WMT Stock Chart Daily – Buyers Come Back Quickly
Strength in Digital, Resilient U.S. Sales Drive Confidence
Walmart exceeded earnings expectations in Q1 thanks to strong digital sales, effective cost management, and healthy growth in the U.S. segment. Global e-commerce sales rose 22%, fueled by expanding store-fulfilled pickup and delivery services and a growing advertising business that supports faster order turnaround.
Margin improvement and disciplined inventory practices helped offset some external pressures, including foreign exchange fluctuations and global macro uncertainty.
Walmart Q1 FY26 Highlights
EPS & Revenue Beat
- Adj. EPS: $0.61 (↑1.7% YoY, beat $0.57 est.)
- Revenue: $165.61B (↑2.5% YoY; 4% cc growth) despite FX headwinds
E-Commerce & Advertising Strength
- Global e-commerce sales: ↑22%
- Membership income: ↑14.8%
- Global ad business: ↑50%
Margins & Profitability
- Gross margin: ↑12 bps to 24.2% (better inventory mgmt, reduced markdowns)
- Operating income: $7.1B (↑4.3% YoY)
- Operating expenses: slight deleverage (↑6 bps) due to depreciation, claims, Vizio costs
Segment Breakdown
Walmart U.S.
- Sales: $112.2B (↑3.2%)
- Comp sales ex-fuel: ↑4.5% (transactions ↑1.6%, ticket ↑2.8%)
- E-commerce: ↑21%
- Delivery under 3 hrs now reaches 93% of U.S. homes
- Operating income: ↑7% to $5.7B
Walmart International
- Sales: $29.8B (↓0.3% due to FX; ↑7.8% cc)
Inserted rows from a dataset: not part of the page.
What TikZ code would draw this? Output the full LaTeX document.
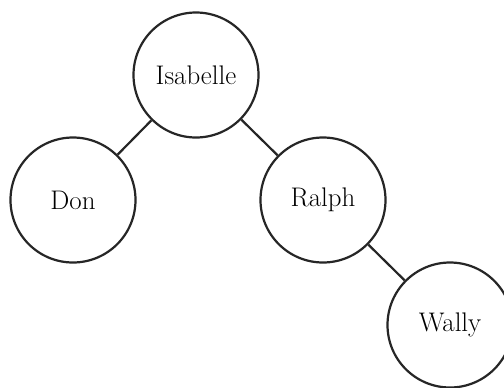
\documentclass[tikz,border=0pt]{standalone}
\begin{document}
\begin{tikzpicture}[x=1bp,y=-1bp,
  person/.style={circle,draw=black!85,line width=2.2bp,minimum size=125bp,inner sep=0pt,
    font=\fontsize{27}{31}\selectfont},
  link/.style={draw=black!85,line width=2.2bp}]
  \clip (0,0) rectangle (504,387);
  \fill[white] (0,0) rectangle (504,387);
  % tree nodes
  \node[person] (isabelle) at (196,75) {Isabelle};
  \node[person] (don)      at (73,200) {Don};
  \node[person] (ralph)    at (323,200) {Ralph};
  \node[person] (wally)    at (450,325) {Wally};
  % parent-child links
  \draw[link] (isabelle) -- (don);
  \draw[link] (isabelle) -- (ralph);
  \draw[link] (ralph) -- (wally);
\end{tikzpicture}
\end{document}
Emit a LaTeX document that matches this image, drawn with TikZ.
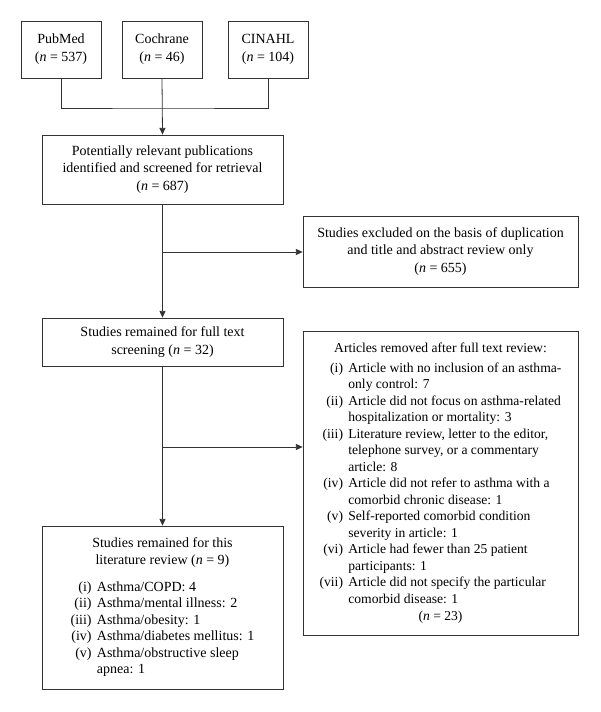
\documentclass[tikz,border=0pt]{standalone}
\usepackage{fontspec}
\setmainfont{Liberation Serif}
\usetikzlibrary{arrows.meta}
\begin{document}
\begin{tikzpicture}[x=0.75pt,y=-0.75pt,
  box/.style={draw=black!80,line width=0.6pt,inner sep=0pt,align=center,font=\fontsize{10.5}{12.9}\selectfont},
  conn/.style={draw=black!80,line width=0.6pt},
  arr/.style={conn,-{Triangle[length=5pt,width=4.5pt]}}]
\useasboundingbox (0,0) rectangle (600,712);
\node[box,minimum width=60pt,minimum height=42.75pt,font=\fontsize{10.5}{13.5}\selectfont] (pub) at (61,49.5) {PubMed\\(\textit{n}~=~537)};
\node[box,minimum width=60pt,minimum height=42.75pt,font=\fontsize{10.5}{13.5}\selectfont] (coc) at (162,49.5) {Cochrane\\(\textit{n}~=~46)};
\node[box,minimum width=60pt,minimum height=42.75pt,font=\fontsize{10.5}{13.5}\selectfont] (cin) at (268,49.5) {CINAHL\\(\textit{n}~=~104)};
\node[box,minimum width=180.75pt,minimum height=51.75pt] (pot) at (162.5,169.5) {Potentially relevant publications\\identified and screened for retrieval\\(\textit{n}~=~687)};
\node[box,minimum width=206.25pt,minimum height=53.25pt] (exc) at (440.5,251.5) {Studies excluded on the basis of duplication\\and title and abstract review only\\(\textit{n}~=~655)};
\node[box,minimum width=180.75pt,minimum height=36pt] (full) at (162.5,342) {Studies remained for full text\\screening (\textit{n}~=~32)};
\node[box,minimum width=206.25pt,minimum height=228pt,font=\fontsize{10.2}{12.4}\selectfont] (rem) at (440.5,483) {%
\begin{tabular}{@{}r@{\hspace{4pt}}l@{}}
\multicolumn{2}{c}{Articles removed after full text review:}\\[2.2pt]
(i) & Article with no inclusion of an asthma-\\
 & only control: 7\\
(ii) & Article did not focus on asthma-related\\
 & hospitalization or mortality: 3\\
(iii) & Literature review, letter to the editor,\\
 & telephone survey, or a commentary\\
 & article: 8\\
(iv) & Article did not refer to asthma with a\\
 & comorbid chronic disease: 1\\
(v) & Self-reported comorbid condition\\
 & severity in article: 1\\
(vi) & Article had fewer than 25 patient\\
 & participants: 1\\
(vii) & Article did not specify the particular\\
 & comorbid disease: 1\\
\multicolumn{2}{c}{(\textit{n}~=~23)}
\end{tabular}};
\node[box,minimum width=180.75pt,minimum height=122.25pt,font=\fontsize{10.5}{12.4}\selectfont] (fin) at (162.5,607.5) {%
\begin{tabular}{@{}r@{\hspace{4pt}}l@{}}
\multicolumn{2}{c}{Studies remained for this}\\
\multicolumn{2}{c}{literature review (\textit{n}~=~9)}\\[7.5pt]
(i) & Asthma/COPD: 4\\
(ii) & Asthma/mental illness: 2\\
(iii) & Asthma/obesity: 1\\
(iv) & Asthma/diabetes mellitus: 1\\
(v) & Asthma/obstructive sleep\\
 & apnea: 1
\end{tabular}};
\coordinate (join) at (162,108);
\coordinate (b1) at (162,252);
\coordinate (b2) at (162,447);
\draw[conn] (pub.south) |- (join) -| (cin.south);
\draw[arr] (coc.south) -- (pot.north);
\draw[arr] (pot.south) -- (full.north);
\draw[arr] (b1) -- (b1 -| exc.west);
\draw[arr] (full.south) -- (fin.north);
\draw[arr] (b2) -- (b2 -| rem.west);
\end{tikzpicture}
\end{document}
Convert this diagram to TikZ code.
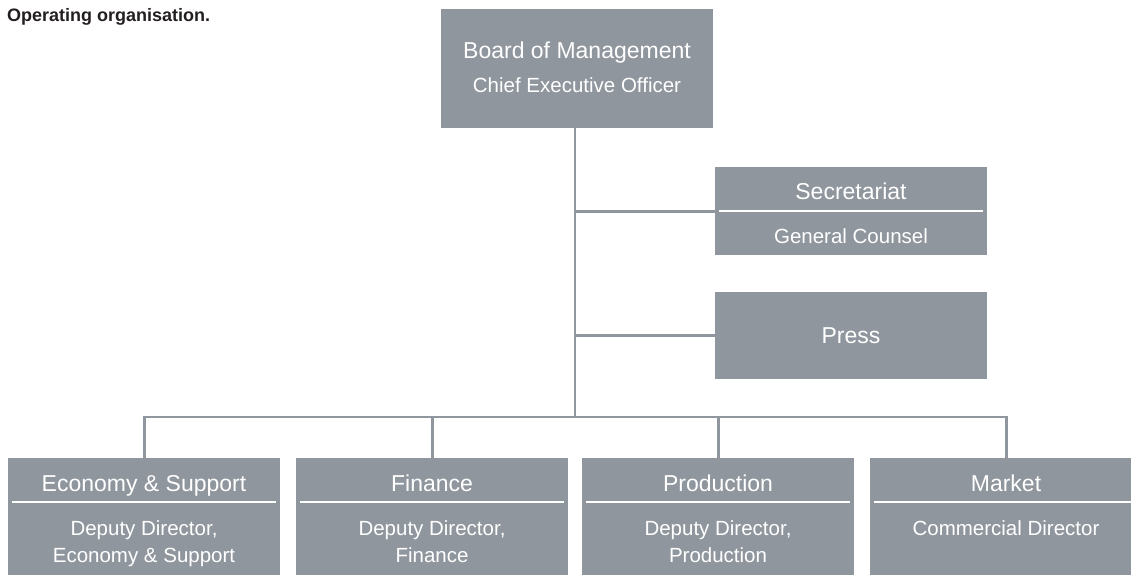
\documentclass[tikz,border=0pt]{standalone}
\usepackage{fontspec}
\setmainfont{Liberation Sans}
\definecolor{boxgrey}{HTML}{8F969D}
\definecolor{titlecol}{HTML}{231F20}
\tikzset{
  box/.style={fill=boxgrey, draw=none, minimum width=272pt, inner sep=0pt, anchor=north west},
  conn/.style={draw=boxgrey, line width=2.6pt},
  divider/.style={draw=white, line width=2pt},
  big/.style={text=white, inner sep=0pt, anchor=base, font=\fontsize{23}{27}\selectfont},
  small/.style={text=white, inner sep=0pt, anchor=base, align=center, font=\fontsize{20.5}{27}\selectfont},
}
\begin{document}
\begin{tikzpicture}[x=1pt,y=1pt]
\path[use as bounding box] (0,0) rectangle (1131,-574);
\clip (0,0) rectangle (1131,-574);

\node[inner sep=0pt, anchor=base west, text=titlecol, font=\fontsize{18}{20}\selectfont\bfseries] (title) at (7,-21) {Operating organisation.};

% boxes
\node[box, minimum height=119pt] (top) at (441,-9) {};
\node[box, minimum height=88pt] (sec) at (715,-167) {};
\node[box, minimum height=87pt] (press) at (715,-292) {};
\node[box, minimum height=140pt] (b1) at (8,-458) {};
\node[box, minimum height=140pt] (b2) at (296,-458) {};
\node[box, minimum height=140pt] (b3) at (582,-458) {};
\node[box, minimum height=140pt] (b4) at (870,-458) {};

\coordinate (spine) at (575,-9);
\coordinate (bus) at (575,-417);

% connectors
\draw[conn] (spine |- top.south) -- (bus);
\draw[conn] (sec.west) -- (sec.west -| bus);
\draw[conn] (press.west) -- (press.west -| bus);
\draw[conn] (b1.north) -- (b1.north |- bus) -- (b4.north |- bus) -- (b4.north);
\draw[conn] (b2.north) -- (b2.north |- bus);
\draw[conn] (b3.north) -- (b3.north |- bus);

% dividers
\draw[divider] ([shift={(4,-44)}]sec.north west) -- ([shift={(-4,-44)}]sec.north east);
\foreach \b in {b1,b2,b3,b4}{
  \draw[divider] ([shift={(4,-44)}]\b.north west) -- ([shift={(-4,-44)}]\b.north east);
}

% texts
\node[big] (topt) at (577,-58) {Board of Management};
\node[small] (tops) at (577,-92) {Chief Executive Officer};
\node[big] (sect) at (851,-199) {Secretariat};
\node[small] (secs) at (851,-243) {General Counsel};
\node[big] (presst) at (851,-343) {Press};

% two-line nodes: base anchor is the last line's baseline
\node[big] (b1t) at (144,-491) {Economy \& Support};
\node[small] (b1s) at (144,-562) {Deputy Director,\\Economy \& Support};
\node[big] (b2t) at (432,-491) {Finance};
\node[small] (b2s) at (432,-562) {Deputy Director,\\Finance};
\node[big] (b3t) at (718,-491) {Production};
\node[small] (b3s) at (718,-562) {Deputy Director,\\Production};
\node[big] (b4t) at (1006,-491) {Market};
\node[small] (b4s) at (1006,-535) {Commercial Director};
\end{tikzpicture}
\end{document}
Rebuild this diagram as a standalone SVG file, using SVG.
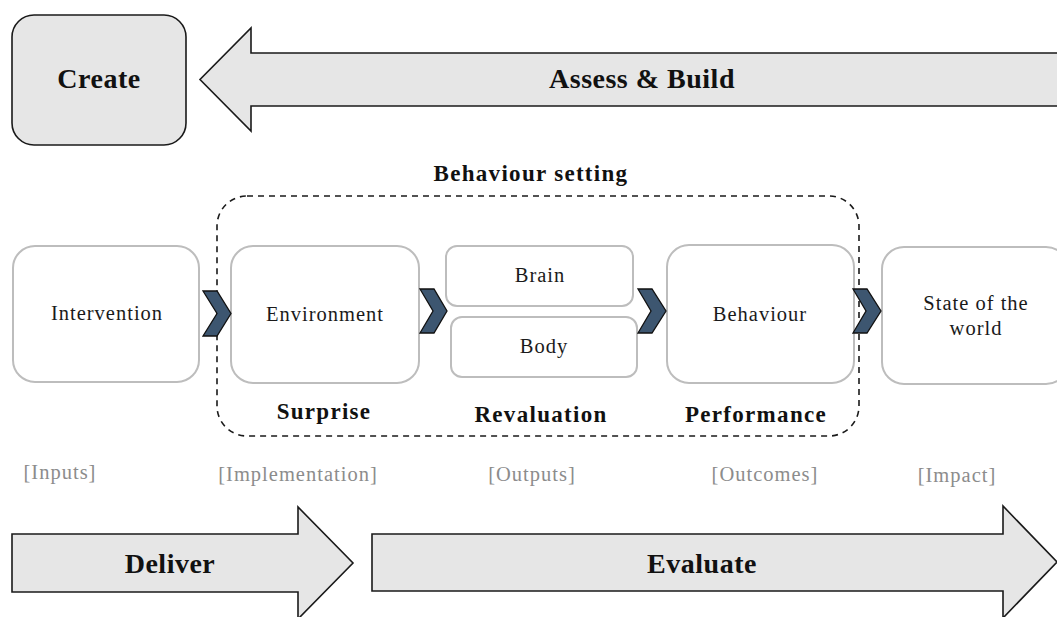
<svg xmlns="http://www.w3.org/2000/svg" width="1057" height="617" viewBox="0 0 1057 617">
  <style>
    .bg { fill: #ffffff; }
    .block { fill: #e6e6e6; stroke: #1a1a1a; stroke-width: 1.6; }
    .node { fill: #ffffff; stroke: #bdbdbd; stroke-width: 2; }
    .setting { fill: none; stroke: #1a1a1a; stroke-width: 1.6; stroke-dasharray: 6 5; }
    .chev { fill: #3d5670; stroke: #111111; stroke-width: 1.3; stroke-linejoin: miter; }
    .big { font-family: "Liberation Serif", serif; font-weight: bold; font-size: 28px; letter-spacing: 0.5px; fill: #111111; text-anchor: middle; }
    .head { font-family: "Liberation Serif", serif; font-weight: bold; font-size: 23px; letter-spacing: 1.3px; fill: #111111; text-anchor: middle; }
    .lbl { font-family: "Liberation Serif", serif; font-size: 20.5px; letter-spacing: 1px; fill: #1a1a1a; text-anchor: middle; }
    .stage { font-family: "Liberation Serif", serif; font-size: 20.5px; letter-spacing: 1px; fill: #8c8c8c; text-anchor: middle; }
  </style>

  <rect class="bg" x="0" y="0" width="1057" height="617"/>

  <!-- Create block and the Assess & Build arrow pointing back to it -->
  <g id="create">
    <rect class="block" x="12" y="15" width="174" height="130" rx="22"/>
    <text class="big" x="99" y="88">Create</text>
  </g>
  <g id="assess-build">
    <path class="block" d="M1070 53 H251 V28 L200 79.5 L251 131 V106 H1070 Z"/>
    <text class="big" x="642" y="88">Assess &amp; Build</text>
  </g>

  <!-- Behaviour setting frame -->
  <g id="behaviour-setting">
    <rect class="setting" x="217" y="196" width="642" height="240" rx="30"/>
    <text class="head" x="531" y="181">Behaviour setting</text>
    <text class="head" x="324" y="419">Surprise</text>
    <text class="head" x="541" y="422">Revaluation</text>
    <text class="head" x="756" y="422">Performance</text>
  </g>

  <!-- Chain nodes -->
  <g id="intervention">
    <rect class="node" x="13" y="246" width="186" height="136" rx="22"/>
    <text class="lbl" x="107" y="320">Intervention</text>
  </g>
  <g id="environment">
    <rect class="node" x="231" y="246" width="188" height="137" rx="22"/>
    <text class="lbl" x="325" y="321">Environment</text>
  </g>
  <g id="brain">
    <rect class="node" x="446" y="246" width="187" height="60" rx="11"/>
    <text class="lbl" x="540" y="282">Brain</text>
  </g>
  <g id="body">
    <rect class="node" x="451" y="317" width="186" height="60" rx="11"/>
    <text class="lbl" x="544" y="353">Body</text>
  </g>
  <g id="behaviour">
    <rect class="node" x="667" y="245" width="187" height="138" rx="22"/>
    <text class="lbl" x="760" y="321">Behaviour</text>
  </g>
  <g id="state-of-the-world">
    <rect class="node" x="882" y="247" width="186" height="137" rx="22"/>
    <text class="lbl" x="976" y="310">State of the</text>
    <text class="lbl" x="976" y="335">world</text>
  </g>

  <!-- Chevron connectors between nodes -->
  <g id="connectors">
    <path class="chev" d="M203 291 H217 L231 313.5 L217 336 H203 L217 313.5 Z"/>
    <path class="chev" d="M420 289 H434 L447 311 L434 333 H420 L433 311 Z"/>
    <path class="chev" d="M638 289 H652 L666 311 L652 333 H638 L651 311 Z"/>
    <path class="chev" d="M853 289 H867 L881 311 L867 333 H853 L866 311 Z"/>
  </g>

  <!-- Stage captions -->
  <g id="stages">
    <text class="stage" x="60" y="479">[Inputs]</text>
    <text class="stage" x="298" y="481">[Implementation]</text>
    <text class="stage" x="532" y="481">[Outputs]</text>
    <text class="stage" x="765" y="481">[Outcomes]</text>
    <text class="stage" x="957" y="482">[Impact]</text>
  </g>

  <!-- Deliver and Evaluate arrows -->
  <g id="deliver">
    <path class="block" d="M12 534 H298 V507 L353 563 L298 619 V592 H12 Z"/>
    <text class="big" x="170" y="573">Deliver</text>
  </g>
  <g id="evaluate">
    <path class="block" d="M372 534 H1003 V506 L1057 562 L1003 618 V591 H372 Z"/>
    <text class="big" x="702" y="573">Evaluate</text>
  </g>
</svg>
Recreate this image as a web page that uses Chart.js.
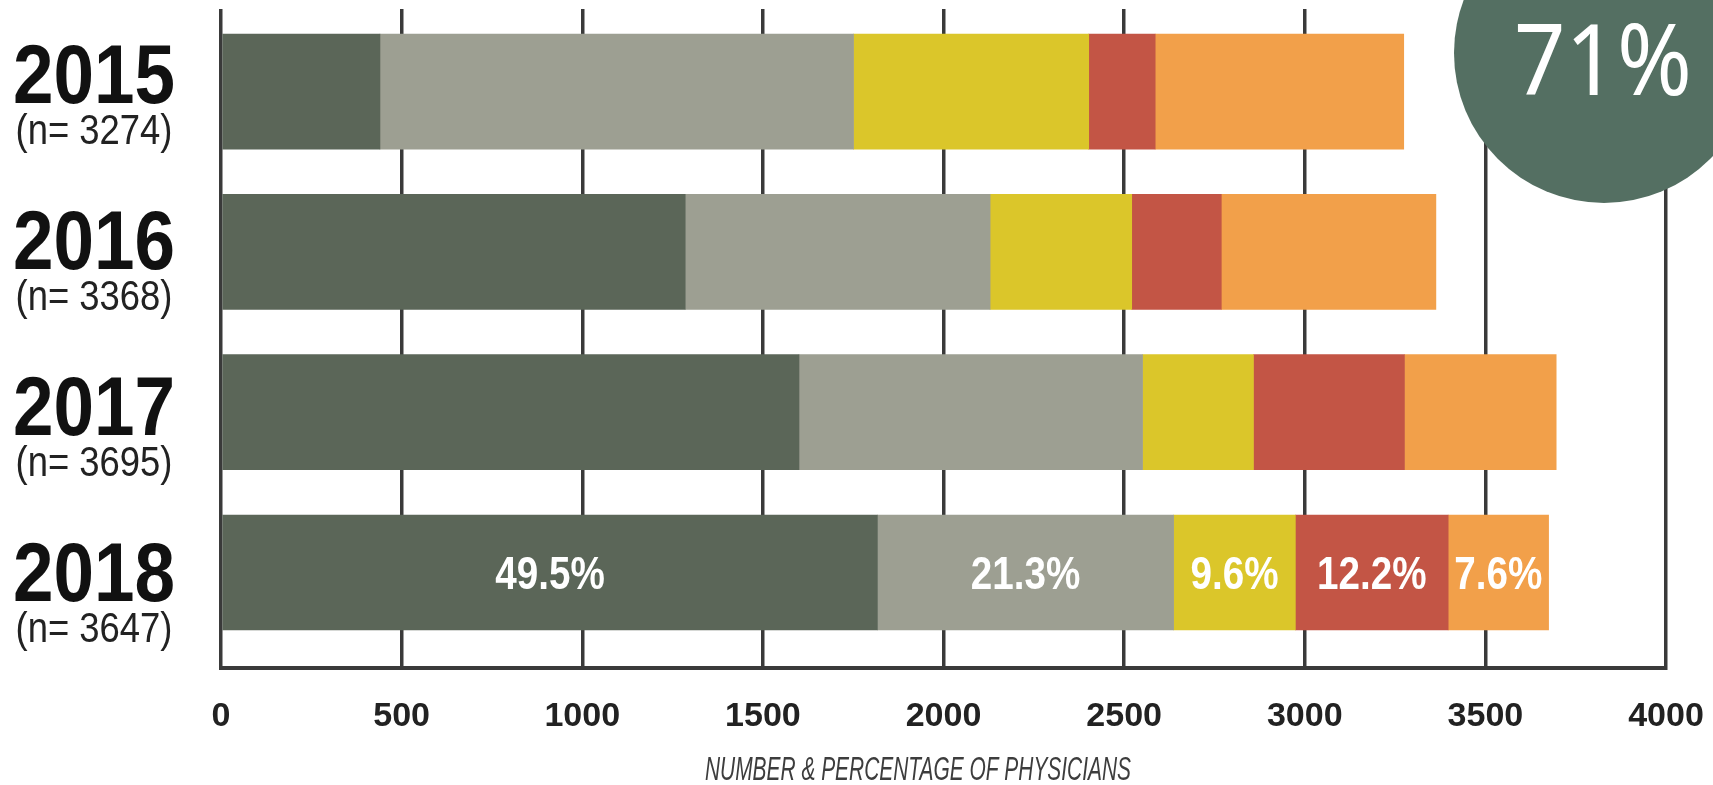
<!DOCTYPE html>
<html>
<head>
<meta charset="utf-8">
<script src="https://cdn.jsdelivr.net/npm/chart.js@4.4.1/dist/chart.umd.min.js"></script>
<style>
  html, body { margin: 0; padding: 0; background: #ffffff; overflow: hidden; }
  #wrap { width: 1713px; height: 785px; position: relative; }
</style>
</head>
<body>
<div id="wrap"><canvas id="c" width="1713" height="785"></canvas></div>
<script>
// ---------- data ----------
const years = ['2015', '2016', '2017', '2018'];
const sampleSizes = [3274, 3368, 3695, 3647];
const segDark   = [440, 1285, 1600, 1817];
const segGray   = [1311, 844, 951, 820];
const segYellow = [651, 392, 307, 337];
const segRed    = [184, 248, 418, 423];
const segOrange = [688, 594, 420, 278];
const pct2018   = [49.5, 21.3, 9.6, 12.2, 7.6];
const xTicks    = [0, 500, 1000, 1500, 2000, 2500, 3000, 3500, 4000];
const axisTitle = 'NUMBER & PERCENTAGE OF PHYSICIANS';
const callout   = '71%';

// ---------- styles ----------
const SANS = '"Liberation Sans", Arial, sans-serif';
const colors = ['#5b6658', '#9d9f92', '#dbc62a', '#c35545', '#f2a04a'];
const LINE = '#3a3a3a';

function condensed(ctx, text, x, y, factor) {
  const w = ctx.measureText(text).width;
  ctx.fillText(text, x, y, w * factor);
}

const extras = {
  id: 'extras',
  afterDatasetsDraw(chart) {
    const ctx = chart.ctx;
    const last = years.length - 1;
    ctx.save();
    ctx.fillStyle = '#ffffff';
    ctx.font = 'bold 46px ' + SANS;
    ctx.textAlign = 'center';
    ctx.textBaseline = 'alphabetic';
    chart.data.datasets.forEach((ds, di) => {
      const el = chart.getDatasetMeta(di).data[last];
      if (!el) return;
      const p = el.getCenterPoint();
      condensed(ctx, pct2018[di].toFixed(1) + '%', p.x, p.y + 17, 0.84);
    });
    ctx.restore();
  },
  afterDraw(chart) {
    const ctx = chart.ctx;
    const yS = chart.scales.y;
    ctx.save();
    ctx.textAlign = 'center';
    ctx.textBaseline = 'alphabetic';
    years.forEach((y, i) => {
      const py = yS.getPixelForValue(i) + (i - 1.5) * 6;
      ctx.fillStyle = '#111111';
      ctx.font = 'bold 84px ' + SANS;
      ctx.fillText(y, 94, py + 20, 162);
      ctx.fillStyle = '#222222';
      ctx.font = '42px ' + SANS;
      ctx.fillText('(n= ' + sampleSizes[i] + ')', 94, py + 61, 157);
    });
    // axis title
    ctx.fillStyle = '#3d3d3d';
    ctx.font = 'italic 34px ' + SANS;
    ctx.fillText(axisTitle, 918, 780, 426);
    // callout circle
    ctx.beginPath();
    ctx.arc(1604, 53, 150, 0, Math.PI * 2);
    ctx.fillStyle = '#546f62';
    ctx.fill();
    ctx.fillStyle = '#ffffff';
    ctx.font = '98px "Noto Sans", "Open Sans", sans-serif';
    ctx.fillText(callout, 1603, 95, 178);
    ctx.restore();
  }
};

const mk = (arr, i) => ({
  data: arr,
  backgroundColor: colors[i],
  borderWidth: 0,
  barThickness: 115
});

new Chart(document.getElementById('c'), {
  type: 'bar',
  data: {
    labels: years.map((_, i) => i),
    datasets: [mk(segDark, 0), mk(segGray, 1), mk(segYellow, 2), mk(segRed, 3), mk(segOrange, 4)]
  },
  options: {
    indexAxis: 'y',
    responsive: false,
    animation: false,
    layout: { padding: { left: 0, right: 47, top: 9, bottom: 0 } },
    plugins: { legend: { display: false }, tooltip: { enabled: false } },
    scales: {
      x: {
        type: 'linear',
        stacked: true,
        min: 0,
        max: 4000,
        afterBuildTicks: s => { s.ticks = xTicks.map(v => ({ value: v })); },
        afterFit: s => { s.height = 117; s.paddingLeft = 0; s.paddingRight = 0; },
        grid: { display: true, color: LINE, lineWidth: 3.5, drawTicks: false },
        border: { display: true, color: LINE, width: 4 },
        ticks: {
          padding: 28,
          color: '#222222',
          font: { family: SANS, size: 34, weight: 'bold' },
          callback: v => String(v),
          maxRotation: 0
        }
      },
      y: {
        type: 'linear',
        stacked: true,
        reverse: true,
        offset: false,
        min: -0.515,
        max: 3.596,
        afterBuildTicks: s => { s.ticks = years.map((_, i) => ({ value: i })); },
        afterFit: s => { s.width = 221; },
        grid: { display: false },
        border: { display: false },
        ticks: { display: false }
      }
    }
  },
  plugins: [extras]
});
</script>
</body>
</html>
- Strong growth in China, Flipkart, Walmex
- E-commerce: ↑20%
- Membership income: ↑22%
- Operating income (cc): ↓6.4% to $1.4B
Sam’s Club U.S.
- Sales: $19.7B (↑5.5%, ex-fuel)
- Comp sales: ↑6.7% (transactions ↑4.8%, ticket ↑1.7%)
- E-commerce: ↑27%
- Membership income: ↑9.6%
- Operating income: ↑11.5% to $0.7B
Financial Position & Capital Return
- Cash: $9.3B
- Total debt: $52.9B
- Q1 Op. cash flow: $5.4B | Free cash flow: $0.4B
- Capex for FY26: 3–3.5% of net sales
- Q1 share buybacks: $4.6B (50.4M shares)
- Remaining repurchase authorization: $7.5B
FY26 Outlook
Q2 FY26: Net sales growth of 3.5–4.5% cc (Vizio adds 20 bps)
FY26 Full Year:
- Net sales growth: 3–4% cc
- Operating income: ↑3.5–5.5% cc
- Adj. EPS: $2.50–$2.60 (vs $2.51 in FY25)
- Net interest expense: +$100–200M
Jitters Weigh, But Stock Recovers on Broader Optimism
Earlier this year, rising U.S.-China trade tensions saw Walmart shares plunge from $105 to below $80—a steep 25% drop. Yet since mid-April, the stock has gained back around $20, demonstrating a 25% rally, buoyed by consumer sector strength and renewed optimism in tech.
Though Thursday’s dip followed a negative gap at the open, the quick recovery to $96 signals positive market sentiment. A renewed push toward the $100 mark appears likely if current momentum holds.